__Exercise instructions__: For this exercise, repeat all of the material verbatim apart from its images.
○ ○ ○ ○ ○ ○ ○
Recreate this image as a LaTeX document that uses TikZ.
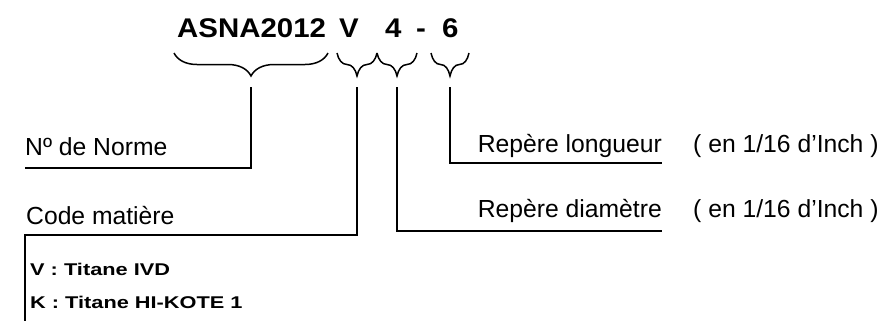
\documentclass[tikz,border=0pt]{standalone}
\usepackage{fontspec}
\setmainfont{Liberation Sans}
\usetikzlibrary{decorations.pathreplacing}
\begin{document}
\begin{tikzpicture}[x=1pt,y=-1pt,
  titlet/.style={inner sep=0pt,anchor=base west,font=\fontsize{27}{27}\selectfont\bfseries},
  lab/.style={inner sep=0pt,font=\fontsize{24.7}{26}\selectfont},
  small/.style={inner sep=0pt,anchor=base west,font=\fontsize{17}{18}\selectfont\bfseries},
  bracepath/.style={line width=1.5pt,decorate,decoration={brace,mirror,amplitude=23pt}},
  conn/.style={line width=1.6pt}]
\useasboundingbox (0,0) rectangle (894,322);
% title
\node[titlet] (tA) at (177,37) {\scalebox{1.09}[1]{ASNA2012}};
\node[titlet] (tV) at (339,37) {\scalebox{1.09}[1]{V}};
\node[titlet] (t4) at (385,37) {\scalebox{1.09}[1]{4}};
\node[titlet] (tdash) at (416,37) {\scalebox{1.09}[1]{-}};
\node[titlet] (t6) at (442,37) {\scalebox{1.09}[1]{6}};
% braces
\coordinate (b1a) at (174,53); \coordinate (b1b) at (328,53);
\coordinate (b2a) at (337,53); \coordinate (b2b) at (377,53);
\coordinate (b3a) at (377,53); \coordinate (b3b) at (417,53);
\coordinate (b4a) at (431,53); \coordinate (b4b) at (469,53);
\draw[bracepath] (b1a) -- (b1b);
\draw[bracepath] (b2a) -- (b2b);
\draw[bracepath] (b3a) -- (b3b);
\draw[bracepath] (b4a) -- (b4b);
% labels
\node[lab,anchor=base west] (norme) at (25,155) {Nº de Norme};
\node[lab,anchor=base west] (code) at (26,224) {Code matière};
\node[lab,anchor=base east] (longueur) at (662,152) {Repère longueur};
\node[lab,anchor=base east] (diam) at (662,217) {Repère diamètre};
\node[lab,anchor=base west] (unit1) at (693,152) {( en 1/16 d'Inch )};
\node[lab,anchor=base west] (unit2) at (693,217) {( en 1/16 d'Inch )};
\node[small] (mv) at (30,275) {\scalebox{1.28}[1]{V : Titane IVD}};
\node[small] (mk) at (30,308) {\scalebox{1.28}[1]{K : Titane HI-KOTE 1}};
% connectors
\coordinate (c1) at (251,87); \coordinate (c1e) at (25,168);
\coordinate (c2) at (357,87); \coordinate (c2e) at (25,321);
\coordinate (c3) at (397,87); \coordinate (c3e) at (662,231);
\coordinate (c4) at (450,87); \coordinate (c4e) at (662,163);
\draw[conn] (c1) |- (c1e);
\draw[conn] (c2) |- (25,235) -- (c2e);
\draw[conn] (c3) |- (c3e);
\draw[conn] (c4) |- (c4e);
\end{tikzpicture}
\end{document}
○ ○ ○ ○ ○ ○ ○
__Exercise solution__:
Recreate this image as a LaTeX document that uses TikZ.
\documentclass[tikz,border=0pt]{standalone}
\usepackage{fontspec}
\setmainfont{Liberation Sans}
\usetikzlibrary{decorations.pathreplacing}
\begin{document}
\begin{tikzpicture}[x=1pt,y=-1pt,
  titlet/.style={inner sep=0pt,anchor=base west,font=\fontsize{27}{27}\selectfont\bfseries},
  lab/.style={inner sep=0pt,font=\fontsize{24.7}{26}\selectfont},
  small/.style={inner sep=0pt,anchor=base west,font=\fontsize{17}{18}\selectfont\bfseries},
  bracepath/.style={line width=1.5pt,decorate,decoration={brace,mirror,amplitude=23pt}},
  conn/.style={line width=1.6pt}]
\useasboundingbox (0,0) rectangle (894,322);
% title
\node[titlet] (tA) at (177,37) {\scalebox{1.09}[1]{ASNA2012}};
\node[titlet] (tV) at (339,37) {\scalebox{1.09}[1]{V}};
\node[titlet] (t4) at (385,37) {\scalebox{1.09}[1]{4}};
\node[titlet] (tdash) at (416,37) {\scalebox{1.09}[1]{-}};
\node[titlet] (t6) at (442,37) {\scalebox{1.09}[1]{6}};
% braces
\coordinate (b1a) at (174,53); \coordinate (b1b) at (328,53);
\coordinate (b2a) at (337,53); \coordinate (b2b) at (377,53);
\coordinate (b3a) at (377,53); \coordinate (b3b) at (417,53);
\coordinate (b4a) at (431,53); \coordinate (b4b) at (469,53);
\draw[bracepath] (b1a) -- (b1b);
\draw[bracepath] (b2a) -- (b2b);
\draw[bracepath] (b3a) -- (b3b);
\draw[bracepath] (b4a) -- (b4b);
% labels
\node[lab,anchor=base west] (norme) at (25,155) {Nº de Norme};
\node[lab,anchor=base west] (code) at (26,224) {Code matière};
\node[lab,anchor=base east] (longueur) at (662,152) {Repère longueur};
\node[lab,anchor=base east] (diam) at (662,217) {Repère diamètre};
\node[lab,anchor=base west] (unit1) at (693,152) {( en 1/16 d'Inch )};
\node[lab,anchor=base west] (unit2) at (693,217) {( en 1/16 d'Inch )};
\node[small] (mv) at (30,275) {\scalebox{1.28}[1]{V : Titane IVD}};
\node[small] (mk) at (30,308) {\scalebox{1.28}[1]{K : Titane HI-KOTE 1}};
% connectors
\coordinate (c1) at (251,87); \coordinate (c1e) at (25,168);
\coordinate (c2) at (357,87); \coordinate (c2e) at (25,321);
\coordinate (c3) at (397,87); \coordinate (c3e) at (662,231);
\coordinate (c4) at (450,87); \coordinate (c4e) at (662,163);
\draw[conn] (c1) |- (c1e);
\draw[conn] (c2) |- (25,235) -- (c2e);
\draw[conn] (c3) |- (c3e);
\draw[conn] (c4) |- (c4e);
\end{tikzpicture}
\end{document}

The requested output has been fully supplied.